Why “oops?” Isn’t that what a writer is supposed to do? Write? And I like the new work I’m doing—expanding from the short lyric into more hybrid pieces that incorporate prose, focusing on sound and slant rhyme, playing with repetition. (You can read a sample of this new work, a prose poem/flash essay titled “Mant(r)a,” recently published in Gone Lawn.)
So although this is exciting, it’s a bit like the hiking we tried to do through the deep snow, our boots sometimes gliding across the icy crust and then suddenly bursting through. The writing is gliding—moving easily across the terrain of language, something I’ve done many times before. Enjoying the journey. Appreciating the crisp air, the ice on the branches like glass. The difficult part—the breaking of the crust that leads to loss of balance, a bracing—is the idea of what happens next if I do have a new manuscript. The “business” part of the poetry business then rears its head, the long process of trying to find a publisher, sending the book to contests and open queries.
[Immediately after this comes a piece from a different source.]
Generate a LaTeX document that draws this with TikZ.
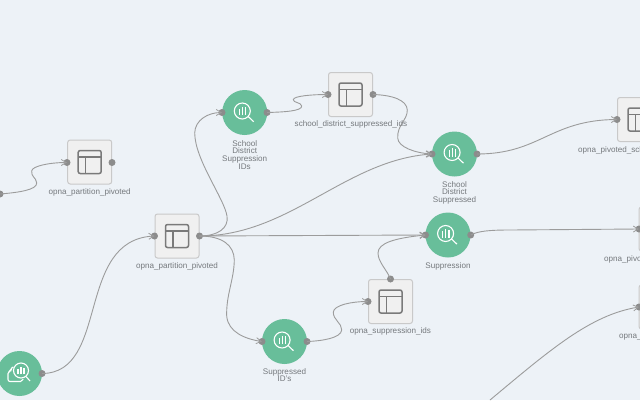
\documentclass[tikz,border=0pt]{standalone}
\usepackage{fontspec}
\setmainfont{Liberation Sans}
\usetikzlibrary{arrows.meta}
\definecolor{bgc}{HTML}{EDF2F7}
\definecolor{boxf}{HTML}{F0F0F0}
\definecolor{boxd}{HTML}{C9C9C9}
\definecolor{grn}{HTML}{68BE9A}
\definecolor{icon}{HTML}{7A7A7A}
\definecolor{txt}{HTML}{75797D}
\definecolor{edge}{HTML}{9C9C9C}
\definecolor{portc}{HTML}{8C8C8C}
\tikzset{
 x=1pt,y=-1pt,
 tablebox/.style={draw=boxd,fill=boxf,rounded corners=2.5pt,line width=1pt,minimum size=44pt,inner sep=0pt},
 runcircle/.style={circle,fill=grn,minimum size=45pt,inner sep=0pt},
 portdot/.style={circle,fill=portc,minimum size=7pt,inner sep=0pt},
 lbl/.style={text=txt,font=\fontsize{8.1}{7.9}\selectfont,align=center,anchor=north,inner sep=0pt},
 lblw/.style={lbl,anchor=north west},
 wire/.style={draw=edge,line width=0.9pt,-{Straight Barb[length=5pt,width=6pt,line width=0.8pt]}},
 tableicon/.pic={
  \draw[icon,line width=1.5pt,rounded corners=2pt] (-11.5,-11.5) rectangle (11.5,11.5);
  \draw[icon,line width=1.5pt] (-11.5,-5) -- (11.5,-5) (-4.2,-5) -- (-4.2,11.5);
 },
 lensicon/.pic={
  \draw[white,line width=1.1pt] (-2.4,-1.5) circle (8);
  \draw[white,line width=1.2pt] (-5.4,2.5) -- (-5.4,-3.8) (-2.2,2.5) -- (-2.2,-5.8) (1,2.5) -- (1,-5.4);
  \draw[white,line width=1.1pt] (3.5,4) -- (9,9.2);
 },
 cloudicon/.pic={
  \draw[white,line width=1.1pt] (1.5,-3) circle (7.5);
  \draw[white,line width=1.2pt] (-1.5,0.8) -- (-1.5,-4.5) (1.5,0.8) -- (1.5,-6.5) (4.5,0.8) -- (4.5,-6);
  \draw[white,line width=1.1pt] (6.5,3) -- (10.5,7.5);
  \draw[white,line width=1.1pt,rounded corners=2pt] (-6,-6.5) -- (-8,-6.5) -- (-8,-3) -- (-11.5,-2) -- (-11.5,8) -- (3,8) -- (3.5,5.5);
 }
}
\begin{document}
\begin{tikzpicture}
\useasboundingbox (0,0) rectangle (640,400);
\clip (0,0) rectangle (640,400);
\fill[bgc] (0,0) rectangle (640,400);

% boxes
\node[tablebox] (boxA) at (89.7,162) {};
\node[tablebox] (boxB) at (177,236) {};
\node[tablebox] (boxC) at (350.5,94.5) {};
\node[tablebox] (boxD) at (390.5,301.5) {};
\node[tablebox] (boxE) at (639.5,119.5) {};
\node[tablebox] (boxF) at (661,229) {};
\node[tablebox] (boxG) at (661,307) {};
% circles
\node[runcircle] (runA) at (244.7,112.5) {};
\node[runcircle] (runB) at (454.5,154) {};
\node[runcircle] (runC) at (448,235) {};
\node[runcircle] (runD) at (284.5,341.5) {};
\node[runcircle] (runE) at (19.5,373.5) {};
% icons
\pic at (boxA) {tableicon};
\pic at (boxB) {tableicon};
\pic at (boxC) {tableicon};
\pic at (boxD) {tableicon};
\pic at (boxE) {tableicon};
\pic at (boxF) {tableicon};
\pic at (boxG) {tableicon};
\pic at (runA) {lensicon};
\pic at (runB) {lensicon};
\pic at (runC) {lensicon};
\pic at (runD) {lensicon};
\pic at (runE) {cloudicon};

% ports
\coordinate (offB) at (490,400);
\node[portdot] (pOff) at (0,194) {};
\node[portdot] (aIn) at (67,162.5) {};
\node[portdot] (aOut) at (112,162.5) {};
\node[portdot] (bIn) at (154.5,236) {};
\node[portdot] (bOut) at (199.5,236) {};
\node[portdot] (cIn) at (328,94.5) {};
\node[portdot] (cOut) at (373,94.5) {};
\node[portdot] (dIn) at (368,301.5) {};
\node[portdot] (dTop) at (390.5,279) {};
\node[portdot] (eIn) at (617,119.5) {};
\node[portdot] (fIn) at (639,229) {};
\node[portdot] (gIn) at (639,307) {};
\node[portdot] (raIn) at (222,112.5) {};
\node[portdot] (raOut) at (267,112.5) {};
\node[portdot] (rbIn) at (432,154) {};
\node[portdot] (rbOut) at (477,154) {};
\node[portdot] (rcIn) at (425.5,235) {};
\node[portdot] (rcOut) at (470.7,235) {};
\node[portdot] (rdIn) at (262,341.5) {};
\node[portdot] (rdOut) at (307,341.5) {};
\node[portdot] (reOut) at (42,373.5) {};

% connectors
\draw[wire] (pOff.center) .. controls (18,192.5) and (37,190) .. (36.7,183) .. controls (36,177) and (31,177) .. (31.7,171) .. controls (32,166) and (50,162.5) .. (aIn.center);
\draw[wire] (reOut.center) .. controls (110,373) and (75,240) .. (bIn.center);
\draw[wire] (bOut.center) .. controls (218,236) and (229,228) .. (227,216) .. controls (224,198) and (195,160) .. (194.7,133) .. controls (195,120) and (208,112.5) .. (raIn.center);
\draw[wire] (bOut.center) .. controls (290,236) and (345,160) .. (rbIn.center);
\draw[wire] (bOut.center) -- (rcIn.center);
\draw[wire] (bOut.center) .. controls (222,236) and (234,245) .. (234.3,260) .. controls (234,280) and (226,295) .. (226.7,316) .. controls (228,332) and (245,339) .. (rdIn.center);
\draw[wire] (raOut.center) .. controls (285,112) and (302,111) .. (301.7,106) .. controls (301,102) and (293,103) .. (293.3,99.5) .. controls (294,96) and (312,94.5) .. (cIn.center);
\draw[wire] (cOut.center) .. controls (392,95) and (407,100) .. (407.3,110) .. controls (407.5,120) and (397,125) .. (397.7,138) .. controls (398,147) and (415,153) .. (rbIn.center);
\draw[wire] (dTop.center) .. controls (387,270) and (378,262) .. (378,253) .. controls (378,243) and (395,238) .. (rcIn.center);
\draw[wire] (rdOut.center) .. controls (322,341) and (341,338) .. (341.7,330) .. controls (342,323) and (333,320) .. (333.3,312) .. controls (334,305) and (352,301.5) .. (dIn.center);
\draw[wire] (rbOut.center) .. controls (540,154) and (550,120) .. (eIn.center);
\draw[wire] (rcOut.center) .. controls (478,231) and (490,230) .. (510,230) -- (fIn.center);
\draw[wire] (offB) .. controls (550,350) and (590,315) .. (gIn.center);

% labels
\node[lbl] (tA) at (89.7,188.5) {opna\_partition\_pivoted};
\node[lbl] (tB) at (177,262.5) {opna\_partition\_pivoted};
\node[lbl] (tC) at (351,120) {school\_district\_suppressed\_ids};
\node[lbl] (tD) at (390.5,327.5) {opna\_suppression\_ids};
\node[lbl] (tRA) at (244.7,140) {School\\District\\Suppression\\IDs};
\node[lbl] (tRB) at (454.5,181) {School\\District\\Suppressed};
\node[lbl] (tRC) at (448,262) {Suppression};
\node[lbl] (tRD) at (284.5,368) {Suppressed\\ID's};
\node[lblw] (tE) at (578,146) {opna\_pivoted\_sch};
\node[lblw] (tF) at (604,255) {opna\_pivo};
\node[lblw] (tG) at (619,334) {opna\_};
\end{tikzpicture}
\end{document}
If you’ve been reading, you may know I already have two full-length manuscripts and a chapbook circulating in search of homes. The process is exhausting, expensive, and heart-breaking. (One manuscript has been a finalist or runner-up three times…) I know that the writing is about the writing, to do the work. When I bemoaned the fact that I may be writing another book on Twitter and asked Why do I do this to myself?, the responses I got from fellow poets ranged from “because you are a writer”to “love it” to “you’re prolific and amazing” to “because you are an artist—Monet painted how many haystacks?”
This made me laugh and feel a little better. It pulled me out of the deep snow and put my attitude back on the glide. Yes, the publication part of writing is difficult. But the creation part, the revision part, the concentrated dive into language and sound? That’s why I love to write. And that should be the focus. To keep writing. Or as my poet friend Jared Beloff put it, “to chase the light.”
Other than the piece in Gone Lawn, here’s some other new work of mine that’s been published recently:
“I Fail in Many Tenses” in Elysium Review
“What a Girl Wants” in The Shore
PROMPT:
Take a walk outside, even if the weather is less than ideal. Notice how your body moves across the landscape. Is it hilly? Flat? Are you walking on concrete, gravel, sand, grass? Notice your breathing. Is it even? Labored? Focus on your muscles, your posture. Are your shoulders hunched? Are you standing up straight, pulling you torso up and away from your hips? Or are you folded a bit, leaning forward?
Sometimes we forget that our bodies are involved in our writing and not just our brains. After your walk, try to infuse the energy you felt in your body onto the paper. What would hilly syntax look like? How might punctuation or lack of it mimic heavy breathing? What is the posture of the poem’s form on the page?